We have all heard the phrase “Excel Hell,” or the practice of getting stuck in an endless cycle of managing and manipulating large amounts of data across a cascade of spreadsheets.

Things get worse when rows or columns end up missing, someone made a change in the numbers that has thrown the results out of whack, or a misplaced decimal point has created a multi-million dollar reporting error. According to one study, 88 percent of spreadsheets contain errors and nearly “one in five large businesses have suffered financial loses as a result of errors in spreadsheets.” There are dozens of Excel horror stories across the web telling how companies lost share value, underestimated costs, misrepresented financial statements and overstated value because of mistakes in a single cell.

By itself, Excel is not the BI solution that companies need. Here are a few reasons why:

1. Unreliable sources

As long as there have been spreadsheets, mistakes have been made.
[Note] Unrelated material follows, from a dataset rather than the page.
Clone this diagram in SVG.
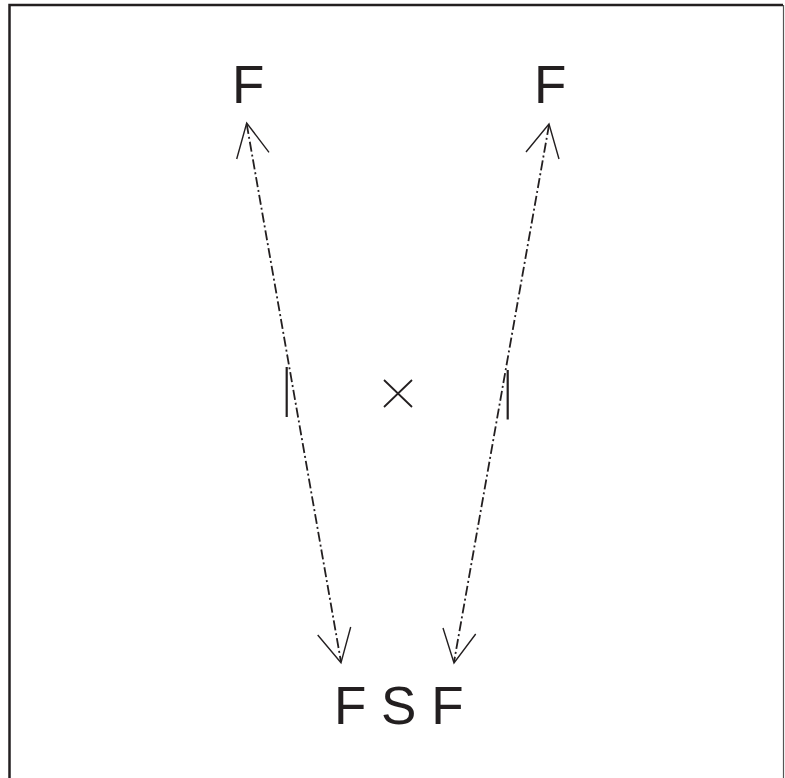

Spreadsheet errors are often a function of a bigger problem. In today’s work environments, documents and spreadsheets are shared with multiple people and across several departments. It can difficult to keep track of who is adding to and deleting from the workbooks. An accidental deletion or a copy-and-paste error made somewhere along the line may be untraceable and lead to a catastrophic event. JP Morgan, for example, lost $3.1 billion in 2012 when a key measure in a manually maintained spreadsheet was added when it should have been averaged. Because individuals are the sources, data integrity is questionable.